I
had only a month or two to go before being awarded the bachelor’s degree
that would unlock every door and melt every maiden’s heart, but for the time
being, I was a boy without a girlfriend. Then I ran into Annie S— on the steps
of the big library, and was flabbergasted by her apparent receptivity to the
idea of our becoming a romantic pair. I had known (of) her two years before,
when we both inhabited a particular residence hall in which she was known for
her wonderful huge breasts, and for her oddly named and very territorial boyfriend,
who seemed to be everything I was not — handsome, virile, athletic,
self-assured. Within a few minutes of ascertaining that she didn’t regard me as
a frightful dweeb in spite of my wire-rim glasses and wispy moustache, we were up in one of the library’s cubicles, kissing
and, well, petting, with sufficient enthusiasm to annoy the scholars on either
side.
I
was already reviewing concerts for the Los Angeles
Times, and began taking her with me. She was forever marveling
at how wonderfully a band’s singer and principal instrumentalist complimented
each other. I rarely agreed with her, but her sensitivity to
musical sympathy inspired me to listen with particular interest to the
newly released first Joe Cocker album, and to note that on one track guest
Jimmy Page couldn’t possibly have heard Joe’s vocal before he recorded his guitar
solo. Now it can be told: the great man’s resentment predated my disliking the first Led Zeppelin album in
the pages of Rolling Stone!
Our
sex was lousy in spite of her having a pair of black leather panties that I
found quite wonderful. She’d get on top and bounce up and down on me with
grim determination that she seemed to intend to be mistaken for lack of inhibition.

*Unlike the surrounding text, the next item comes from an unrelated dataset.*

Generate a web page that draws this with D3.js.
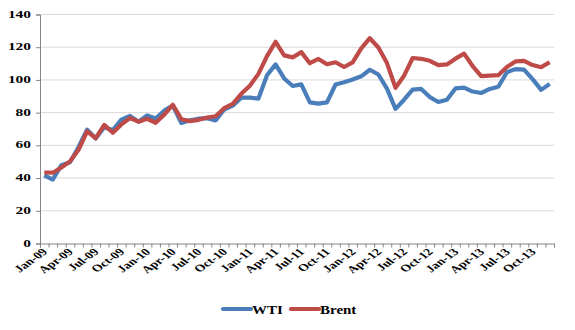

Nonetheless, the night she didn’t come home from her waitressing job in Venice
was one of the worst of my life, and shattered my heart so badly that it
was a wonder I managed to take and pass the last final exams of my life. And then it got worse. When she
came by to retrieve her stuff, she admitted that she didn’t really feel much
beyond remorse. A few years later, I’d work that into my song “Brokenhearted
Reggae.” She says it’s too hard. She’d
rather discard everything that we’ve built [not, of course, that we’d built
much in three weeks, but: poetic license!] When
I feel the same, how can she claim all that she feels is guilt?
I
ascertained six years later while in the Bay Area on business that she was
waitressing at a hip bistro in Marin County, and dropped in on her without
warning. I’d repudiated the dweebishness of the last of my college days and entered my rock dreamboat phase since we’d last seen each other,
and she very much liked the idea of our getting together that evening, perhaps for some grimly determined coitus. But then she had to excuse herself to
attend to one of her tables, and Mr. Dylan’s fervently vindictive “Positively Fourth Street” began
to play, and I thought to myself, “They’re playing our song!” My walking out of
the restaurant with her imploring me in vain to come back felt somehow true, somehow deserved, though I
won’t deny that thoughts of her wonderful breasts and black leather panties
inspired some spirited masturbation that lonely night in my Miyako bathtub.